---------- Material shown
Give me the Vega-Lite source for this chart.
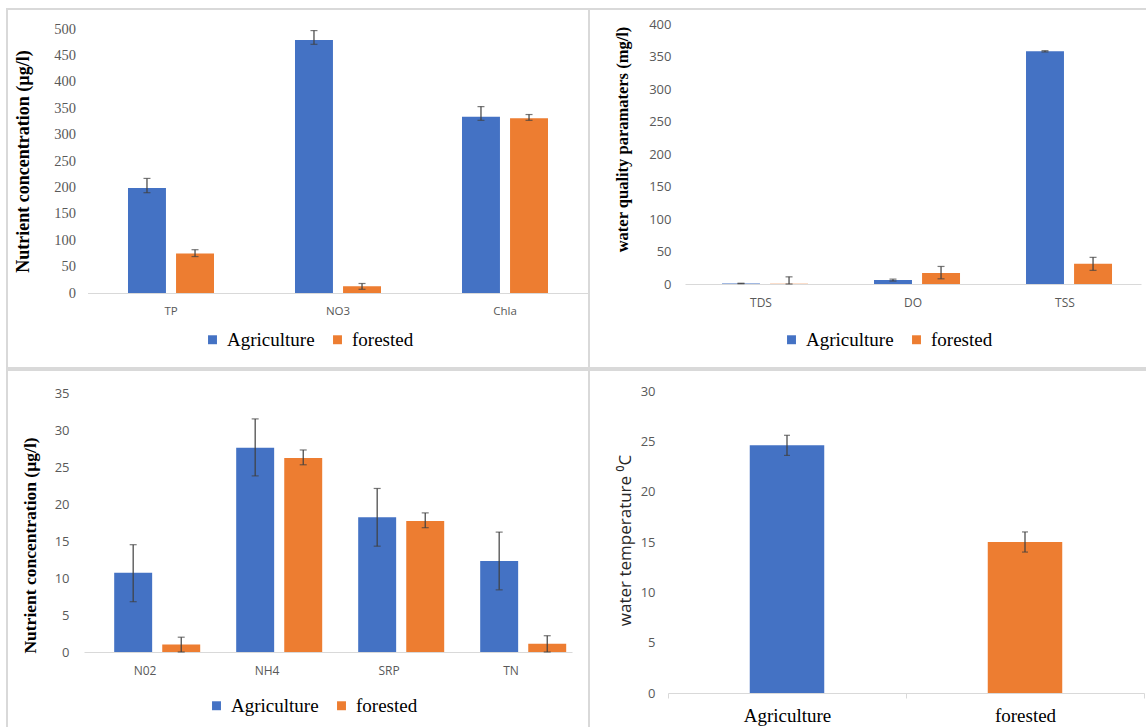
{
  "$schema": "https://vega.github.io/schema/vega-lite/v6.json",
  "padding": {"left": 6, "top": 8, "right": 0, "bottom": 0},
  "background": "white",
  "config": {
    "view": {"stroke": "#d9d9d9", "strokeWidth": 2},
    "concat": {"spacing": 0},
    "legend": {"labelFont": "Liberation Serif", "labelFontSize": 19, "labelColor": "black"},
    "axis": {"labelOverlap": false}
  },
  "datasets": {
    "tl": [
      {"param": "TP", "site": "Agriculture", "value": 199, "lo": 190, "hi": 217},
      {"param": "TP", "site": "forested", "value": 75, "lo": 69, "hi": 82},
      {"param": "NO3", "site": "Agriculture", "value": 479, "lo": 471, "hi": 497},
      {"param": "NO3", "site": "forested", "value": 13, "lo": 7, "hi": 18},
      {"param": "Chla", "site": "Agriculture", "value": 334, "lo": 327, "hi": 353},
      {"param": "Chla", "site": "forested", "value": 331, "lo": 327, "hi": 338}
    ],
    "tr": [
      {"param": "TDS", "site": "Agriculture", "value": 0.8, "lo": 0.5, "hi": 1.2},
      {"param": "TDS", "site": "forested", "value": 0.5, "lo": 0, "hi": 11},
      {"param": "DO", "site": "Agriculture", "value": 6, "lo": 4.5, "hi": 7.5},
      {"param": "DO", "site": "forested", "value": 17, "lo": 8, "hi": 27},
      {"param": "TSS", "site": "Agriculture", "value": 358, "lo": 357, "hi": 359},
      {"param": "TSS", "site": "forested", "value": 31, "lo": 21, "hi": 41}
    ],
    "bl": [
      {"param": "N02", "site": "Agriculture", "value": 10.7, "lo": 6.8, "hi": 14.5},
      {"param": "N02", "site": "forested", "value": 1.0, "lo": 0, "hi": 2.0},
      {"param": "NH4", "site": "Agriculture", "value": 27.6, "lo": 23.8, "hi": 31.5},
      {"param": "NH4", "site": "forested", "value": 26.2, "lo": 25.3, "hi": 27.3},
      {"param": "SRP", "site": "Agriculture", "value": 18.2, "lo": 14.3, "hi": 22.1},
      {"param": "SRP", "site": "forested", "value": 17.7, "lo": 16.8, "hi": 18.8},
      {"param": "TN", "site": "Agriculture", "value": 12.3, "lo": 8.4, "hi": 16.2},
      {"param": "TN", "site": "forested", "value": 1.1, "lo": 0, "hi": 2.2}
    ],
    "br": [
      {"site": "Agriculture", "value": 24.6, "lo": 23.6, "hi": 25.6},
      {"site": "forested", "value": 15.0, "lo": 14.0, "hi": 16.0}
    ]
  },
  "resolve": {"scale": {"color": "independent"}, "legend": {"color": "independent"}},
  "vconcat": [
    {
      "resolve": {"scale": {"color": "independent"}, "legend": {"color": "independent"}},
      "bounds": "flush",
      "spacing": 0,
      "hconcat": [
        {
          "width": 582, "height": 359,
          "data": {"name": "tl"},
          "encoding": {
            "x": {"field": "param", "type": "nominal", "sort": ["TP", "NO3", "Chla"], "title": null,
                  "scale": {"range": [80.5, 581.5], "paddingInner": 0.485, "paddingOuter": 0.2425},
                  "axis": {"offset": -75, "labelAngle": 0, "domainColor": "#d9d9d9", "domainWidth": 1, "ticks": false, "tickSize": 0, "labelPadding": 12, "labelFont": "Open Sans", "labelFontSize": 11.5, "labelColor": "#595959"}},
            "xOffset": {"field": "site", "type": "nominal", "sort": ["Agriculture", "forested"], "scale": {"paddingInner": 0.21, "paddingOuter": 0}}
          },
          "layer": [
            {"mark": {"type": "bar"},
             "encoding": {
               "y": {"field": "value", "type": "quantitative", "title": "Nutrient concentration  (µg/l)",
                     "scale": {"domain": [0, 500], "range": [284, 20], "nice": false},
                     "axis": {"offset": -80.5, "values": [0, 50, 100, 150, 200, 250, 300, 350, 400, 450, 500], "labelOverlap": false, "domain": false, "ticks": false, "tickSize": 0, "grid": false, "labelPadding": 12, "labelFont": "Liberation Serif", "labelFontSize": 14.5, "labelColor": "#595959", "titleFont": "Liberation Serif", "titleFontWeight": "bold", "titleFontSize": 18, "titleColor": "black", "titleX": -64.5, "titleY": 152, "titleAngle": -90, "titleBaseline": "middle", "titleAlign": "center"}},
               "color": {"field": "site", "type": "nominal", "scale": {"domain": ["Agriculture", "forested"], "range": ["#4472C4", "#ED7D31"]},
                         "legend": {"orient": "none", "legendX": 196, "legendY": 321, "direction": "horizontal", "title": null, "symbolType": "square", "symbolSize": 80, "symbolStrokeWidth": 0, "labelFont": "Liberation Serif", "labelFontSize": 19, "labelColor": "black", "columnPadding": 13, "labelOffset": 5}}
             }},
            {"mark": {"type": "rule", "color": "#404040", "strokeWidth": 1.2},
             "encoding": {"y": {"field": "lo", "type": "quantitative", "title": "Nutrient concentration  (µg/l)",
                     "axis": {"offset": -80.5, "values": [0, 50, 100, 150, 200, 250, 300, 350, 400, 450, 500], "labelOverlap": false, "domain": false, "ticks": false, "tickSize": 0, "grid": false, "labelPadding": 12, "labelFont": "Liberation Serif", "labelFontSize": 14.5, "labelColor": "#595959", "titleFont": "Liberation Serif", "titleFontWeight": "bold", "titleFontSize": 18, "titleColor": "black", "titleX": -64.5, "titleY": 152, "titleAngle": -90, "titleBaseline": "middle", "titleAlign": "center"}}, "y2": {"field": "hi"}}},
            {"mark": {"type": "tick", "color": "#404040", "thickness": 1.2, "size": 7},
             "encoding": {"y": {"field": "lo", "type": "quantitative", "title": "Nutrient concentration  (µg/l)",
                     "axis": {"offset": -80.5, "values": [0, 50, 100, 150, 200, 250, 300, 350, 400, 450, 500], "labelOverlap": false, "domain": false, "ticks": false, "tickSize": 0, "grid": false, "labelPadding": 12, "labelFont": "Liberation Serif", "labelFontSize": 14.5, "labelColor": "#595959", "titleFont": "Liberation Serif", "titleFontWeight": "bold", "titleFontSize": 18, "titleColor": "black", "titleX": -64.5, "titleY": 152, "titleAngle": -90, "titleBaseline": "middle", "titleAlign": "center"}}}},
            {"mark": {"type": "tick", "color": "#404040", "thickness": 1.2, "size": 7},
             "encoding": {"y": {"field": "hi", "type": "quantitative", "title": "Nutrient concentration  (µg/l)",
                     "axis": {"offset": -80.5, "values": [0, 50, 100, 150, 200, 250, 300, 350, 400, 450, 500], "labelOverlap": false, "domain": false, "ticks": false, "tickSize": 0, "grid": false, "labelPadding": 12, "labelFont": "Liberation Serif", "labelFontSize": 14.5, "labelColor": "#595959", "titleFont": "Liberation Serif", "titleFontWeight": "bold", "titleFontSize": 18, "titleColor": "black", "titleX": -64.5, "titleY": 152, "titleAngle": -90, "titleBaseline": "middle", "titleAlign": "center"}}}}
          ]
        },
        {
          "width": 558, "height": 359,
          "data": {"name": "tr"},
          "encoding": {
            "x": {"field": "param", "type": "nominal", "sort": ["TDS", "DO", "TSS"], "title": null,
                  "scale": {"range": [96, 552], "paddingInner": 0.487, "paddingOuter": 0.2435},
                  "axis": {"offset": -84, "labelAngle": 0, "domainColor": "#d9d9d9", "domainWidth": 1, "ticks": false, "tickSize": 0, "labelPadding": 13, "labelFont": "Open Sans", "labelFontSize": 12, "labelColor": "#595959"}},
            "xOffset": {"field": "site", "type": "nominal", "sort": ["Agriculture", "forested"], "scale": {"paddingInner": 0.207, "paddingOuter": 0}}
          },
          "layer": [
            {"mark": {"type": "bar"},
             "encoding": {
               "y": {"field": "value", "type": "quantitative", "title": "water quality  paramaters (mg/l)",
                     "scale": {"domain": [0, 400], "range": [275, 15], "nice": false},
                     "axis": {"offset": -96, "values": [0, 50, 100, 150, 200, 250, 300, 350, 400], "labelOverlap": false, "domain": false, "ticks": false, "tickSize": 0, "grid": false, "labelPadding": 14, "labelFont": "Open Sans", "labelFontSize": 13, "labelColor": "#595959", "titleFont": "Liberation Serif", "titleFontWeight": "bold", "titleFontSize": 16.5, "titleColor": "black", "titleX": -63, "titleY": 130, "titleAngle": -90, "titleBaseline": "middle", "titleAlign": "center"}},
               "color": {"field": "site", "type": "nominal", "scale": {"domain": ["Agriculture", "forested"], "range": ["#4472C4", "#ED7D31"]},
                         "legend": {"orient": "none", "legendX": 193, "legendY": 321, "direction": "horizontal", "title": null, "symbolType": "square", "symbolSize": 80, "symbolStrokeWidth": 0, "labelFont": "Liberation Serif", "labelFontSize": 19, "labelColor": "black", "columnPadding": 13, "labelOffset": 5}}
             }},
            {"mark": {"type": "rule", "color": "#404040", "strokeWidth": 1.2},
             "encoding": {"y": {"field": "lo", "type": "quantitative", "title": "water quality  paramaters (mg/l)"}, "y2": {"field": "hi"}}},
            {"mark": {"type": "tick", "color": "#404040", "thickness": 1.2, "size": 7},
             "encoding": {"y": {"field": "lo", "type": "quantitative", "title": "water quality  paramaters (mg/l)"}}},
            {"mark": {"type": "tick", "color": "#404040", "thickness": 1.2, "size": 7},
             "encoding": {"y": {"field": "hi", "type": "quantitative", "title": "water quality  paramaters (mg/l)"}}}
          ]
        }
      ]
    },
    {
      "resolve": {"scale": {"color": "independent"}, "legend": {"color": "independent"}},
      "bounds": "flush",
      "spacing": 0,
      "hconcat": [
        {
          "width": 582, "height": 360,
          "data": {"name": "bl"},
          "encoding": {
            "x": {"field": "param", "type": "nominal", "sort": ["N02", "NH4", "SRP", "TN"], "title": null,
                  "scale": {"range": [77, 565], "paddingInner": 0.495, "paddingOuter": 0.2475},
                  "axis": {"offset": -78, "labelAngle": 0, "domainColor": "#d9d9d9", "domainWidth": 1, "ticks": false, "tickSize": 0, "labelPadding": 13, "labelFont": "Open Sans", "labelFontSize": 12, "labelColor": "#595959"}},
            "xOffset": {"field": "site", "type": "nominal", "sort": ["Agriculture", "forested"], "scale": {"paddingInner": 0.2, "paddingOuter": 0}}
          },
          "layer": [
            {"mark": {"type": "bar"},
             "encoding": {
               "y": {"field": "value", "type": "quantitative", "title": "Nutrient concentration (µg/l)",
                     "scale": {"domain": [0, 35], "range": [282, 23], "nice": false},
                     "axis": {"offset": -77, "values": [0, 5, 10, 15, 20, 25, 30, 35], "labelOverlap": false, "domain": false, "ticks": false, "tickSize": 0, "grid": false, "labelPadding": 15, "labelFont": "Open Sans", "labelFontSize": 13, "labelColor": "#595959", "titleFont": "Liberation Serif", "titleFontWeight": "bold", "titleFontSize": 17.5, "titleColor": "black", "titleX": -54, "titleY": 175, "titleAngle": -90, "titleBaseline": "middle", "titleAlign": "center"}},
               "color": {"field": "site", "type": "nominal", "scale": {"domain": ["Agriculture", "forested"], "range": ["#4472C4", "#ED7D31"]},
                         "legend": {"orient": "none", "legendX": 200, "legendY": 326, "direction": "horizontal", "title": null, "symbolType": "square", "symbolSize": 80, "symbolStrokeWidth": 0, "labelFont": "Liberation Serif", "labelFontSize": 19, "labelColor": "black", "columnPadding": 13, "labelOffset": 5}}
             }},
            {"mark": {"type": "rule", "color": "#404040", "strokeWidth": 1.2},
             "encoding": {"y": {"field": "lo", "type": "quantitative", "title": "Nutrient concentration (µg/l)"}, "y2": {"field": "hi"}}},
            {"mark": {"type": "tick", "color": "#404040", "thickness": 1.2, "size": 7},
             "encoding": {"y": {"field": "lo", "type": "quantitative", "title": "Nutrient concentration (µg/l)"}}},
            {"mark": {"type": "tick", "color": "#404040", "thickness": 1.2, "size": 7},
             "encoding": {"y": {"field": "hi", "type": "quantitative", "title": "Nutrient concentration (µg/l)"}}}
          ]
        },
        {
          "width": 558, "height": 360,
          "data": {"name": "br"},
          "encoding": {
            "x": {"field": "site", "type": "nominal", "sort": ["Agriculture", "forested"], "title": null,
                  "scale": {"range": [79, 555], "paddingInner": 0, "paddingOuter": 0},
                  "axis": {"offset": -37, "labelAngle": 0, "domainColor": "#d9d9d9", "domainWidth": 1, "ticks": true, "tickBand": "extent", "tickSize": 5, "tickColor": "#d9d9d9", "labelPadding": 8, "labelFont": "Liberation Serif", "labelFontSize": 19, "labelColor": "black"}}
          },
          "layer": [
            {"mark": {"type": "bar", "width": {"band": 0.313}},
             "encoding": {
               "y": {"field": "value", "type": "quantitative", "title": "water temperature ⁰C",
                     "scale": {"domain": [0, 30], "range": [323, 21], "nice": false},
                     "axis": {"offset": -79, "values": [0, 5, 10, 15, 20, 25, 30], "labelOverlap": false, "domain": false, "ticks": false, "tickSize": 0, "grid": false, "labelPadding": 13, "labelFont": "Open Sans", "labelFontSize": 13, "labelColor": "#595959", "titleFont": "Open Sans", "titleFontWeight": "normal", "titleFontSize": 17, "titleColor": "#262626", "titleX": -43, "titleY": 170, "titleAngle": -90, "titleBaseline": "middle", "titleAlign": "center"}},
               "color": {"field": "site", "type": "nominal", "scale": {"domain": ["Agriculture", "forested"], "range": ["#4472C4", "#ED7D31"]}, "legend": null}
             }},
            {"mark": {"type": "rule", "color": "#404040", "strokeWidth": 1.2},
             "encoding": {"y": {"field": "lo", "type": "quantitative", "title": "water temperature ⁰C"}, "y2": {"field": "hi"}}},
            {"mark": {"type": "tick", "color": "#404040", "thickness": 1.2, "size": 6},
             "encoding": {"y": {"field": "lo", "type": "quantitative", "title": "water temperature ⁰C"}}},
            {"mark": {"type": "tick", "color": "#404040", "thickness": 1.2, "size": 6},
             "encoding": {"y": {"field": "hi", "type": "quantitative", "title": "water temperature ⁰C"}}}
          ]
        }
      ]
    }
  ]
}
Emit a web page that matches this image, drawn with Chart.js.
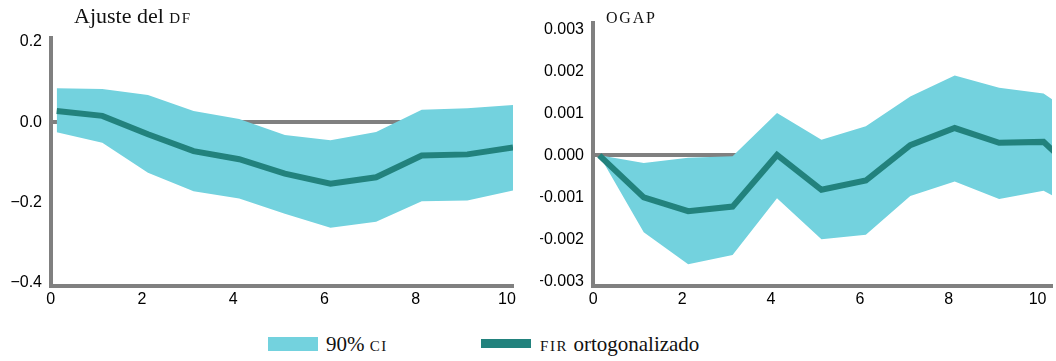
<!DOCTYPE html>
<html lang="es">
<head>
<meta charset="UTF-8">
<title>FIR ortogonalizado</title>
<script src="https://cdn.jsdelivr.net/npm/chart.js"></script>
<style>
  body { margin: 0; background: #fff; }
  .page { position: relative; width: 1056px; height: 361px; overflow: hidden; }
  .panel { position: absolute; top: 0; width: 516px; height: 310px; }
  .title { position: absolute; font-family: "Liberation Serif", serif; font-size: 22px; color: #111; white-space: nowrap; line-height: 1; }
  .legend-item { position: absolute; font-family: "Liberation Serif", serif; font-size: 21px; color: #111; white-space: nowrap; line-height: 1; top: 334px; }
  .sc { text-transform: uppercase; font-size: 15px; letter-spacing: 1.6px; }
  .swatch { position: absolute; }
</style>
</head>
<body>
<div class="page">
  <div class="panel" style="left:0"><canvas id="dfChart"></canvas></div>
  <div class="panel" style="left:540px"><canvas id="ogapChart"></canvas></div>

  <!-- títulos de cada panel -->
  <div class="title" style="left:74px; top:5px">Ajuste del <span class="sc">df</span></div>
  <div class="title" style="left:606px; top:5px"><span class="sc" style="font-size:16px; letter-spacing:1.8px">ogap</span></div>

  <!-- leyenda común -->
  <div class="swatch" style="left:268px; top:337px; width:50px; height:14px; background:#73d2de"></div>
  <div class="legend-item" style="left:326px">90% <span class="sc">ci</span></div>
  <div class="swatch" style="left:481px; top:339px; width:50px; height:9px; background:#22827d"></div>
  <div class="legend-item" style="left:540px"><span class="sc">fir</span> ortogonalizado</div>
</div>

<script>
// horizonte (periodos)
const horizonDf = [0, 1, 2, 3, 4, 5, 6, 7, 8, 9, 10];
const horizonOgap = [0, 1, 2, 3, 4, 5, 6, 7, 8, 9, 10, 11];

// Ajuste del DF
const dfFir   = [0.028, 0.016, -0.030, -0.072, -0.092, -0.128, -0.153, -0.137, -0.083, -0.080, -0.063];
const dfUpper = [0.085, 0.083, 0.068, 0.028, 0.008, -0.032, -0.045, -0.024, 0.031, 0.035, 0.043];
const dfLower = [-0.025, -0.051, -0.126, -0.172, -0.190, -0.228, -0.263, -0.248, -0.197, -0.195, -0.170];

// OGAP
const ogapFir   = [0, -0.00100, -0.00133, -0.00122, 0.00001, -0.00082, -0.00060, 0.00024, 0.00065, 0.00030, 0.00032, -0.00066];
const ogapUpper = [0, -0.00018, -0.00006, -0.00002, 0.00101, 0.00037, 0.00069, 0.00140, 0.00190, 0.00161, 0.00147, 0.00075];
const ogapLower = [0, -0.00183, -0.00259, -0.00237, -0.00102, -0.00200, -0.00189, -0.00097, -0.00062, -0.00104, -0.00084, -0.00142];

// ejes
const xTicks = [0, 2, 4, 6, 8, 10];
const dfYTicks = [-0.4, -0.2, 0.0, 0.2];
const dfYLabels = ['\u22120.4', '\u22120.2', '0.0', '0.2'];
const ogapYTicks = [-0.003, -0.002, -0.001, 0, 0.001, 0.002, 0.003];
const ogapYLabels = ['\u22120.003', '\u22120.002', '\u22120.001', '0.000', '0.001', '0.002', '0.003'];

const CI_COLOR = '#73d2de';
const FIR_COLOR = '#22827d';
const AXIS_COLOR = '#808080';

function pts(xs, ys) {
    return xs.map((x, i) => ({ x: x, y: ys[i] }));
}

function makeChart(id, opt) {
    const tickFont = { family: '"Liberation Sans", Arial, sans-serif', size: 16 };
    return new Chart(document.getElementById(id), {
        type: 'line',
        data: {
            datasets: [
                { data: pts(opt.horizon, opt.fir), borderColor: FIR_COLOR, borderWidth: 6,
                  borderJoinStyle: 'miter', borderCapStyle: 'butt', fill: false, order: 0 },
                { data: pts(opt.horizon, opt.upper), borderWidth: 0, backgroundColor: CI_COLOR,
                  fill: '+1', order: 1 },
                { data: pts(opt.horizon, opt.lower), borderWidth: 0, fill: false, order: 2 }
            ]
        },
        options: {
            responsive: false,
            animation: false,
            elements: { point: { radius: 0, hoverRadius: 0 }, line: { tension: 0 } },
            layout: { padding: { top: opt.top, right: opt.right, left: 0, bottom: 0 } },
            plugins: { legend: { display: false }, tooltip: { enabled: false } },
            scales: {
                x: {
                    type: 'linear', min: opt.xMin, max: opt.xMax,
                    afterBuildTicks: s => { s.ticks = xTicks.map(v => ({ value: v })); },
                    afterFit: s => { s.height = 24; s.paddingLeft = 0; s.paddingRight = 0; },
                    grid: { display: false, drawTicks: false },
                    border: { display: true, color: AXIS_COLOR, width: 4 },
                    ticks: { color: '#000', font: tickFont, padding: 4, labelOffset: -6, maxRotation: 0 }
                },
                y: {
                    min: opt.yMin, max: opt.yMax,
                    afterBuildTicks: s => { s.ticks = opt.yTicks.map(v => ({ value: v })); },
                    afterFit: s => { s.width = opt.left; s.paddingTop = 0; s.paddingBottom = 0; },
                    grid: {
                        drawTicks: false,
                        lineWidth: 4,
                        color: c => (c.tick && c.tick.value === 0 ? AXIS_COLOR : 'rgba(0,0,0,0)')
                    },
                    border: { display: true, color: AXIS_COLOR, width: 4 },
                    ticks: {
                        color: '#000', font: tickFont, padding: 9,
                        callback: v => {
                            const i = opt.yTicks.findIndex(t => Math.abs(t - v) < 1e-9);
                            return i >= 0 ? opt.yLabels[i] : '';
                        }
                    }
                }
            }
        }
    });
}

const dfCanvas = document.getElementById('dfChart');
dfCanvas.width = 516; dfCanvas.height = 310;
const ogapCanvas = document.getElementById('ogapChart');
ogapCanvas.width = 516; ogapCanvas.height = 310;

makeChart('dfChart', {
    horizon: horizonDf, fir: dfFir, upper: dfUpper, lower: dfLower,
    xMin: -0.125, xMax: 10, yMin: -0.408, yMax: 0.21,
    yTicks: dfYTicks, yLabels: dfYLabels,
    top: 38, right: 3, left: 51
});

makeChart('ogapChart', {
    horizon: horizonOgap, fir: ogapFir, upper: ogapUpper, lower: ogapLower,
    xMin: -0.142, xMax: 10.19, yMin: -0.00311, yMax: 0.00315,
    yTicks: ogapYTicks, yLabels: ogapYLabels,
    top: 23, right: 4, left: 53
});
</script>
</body>
</html>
--------------------
> [Exercise directions] Tally up how many lines in the preceding listing contain the word "page". Give nothing but the number.

> [Exercise output] 3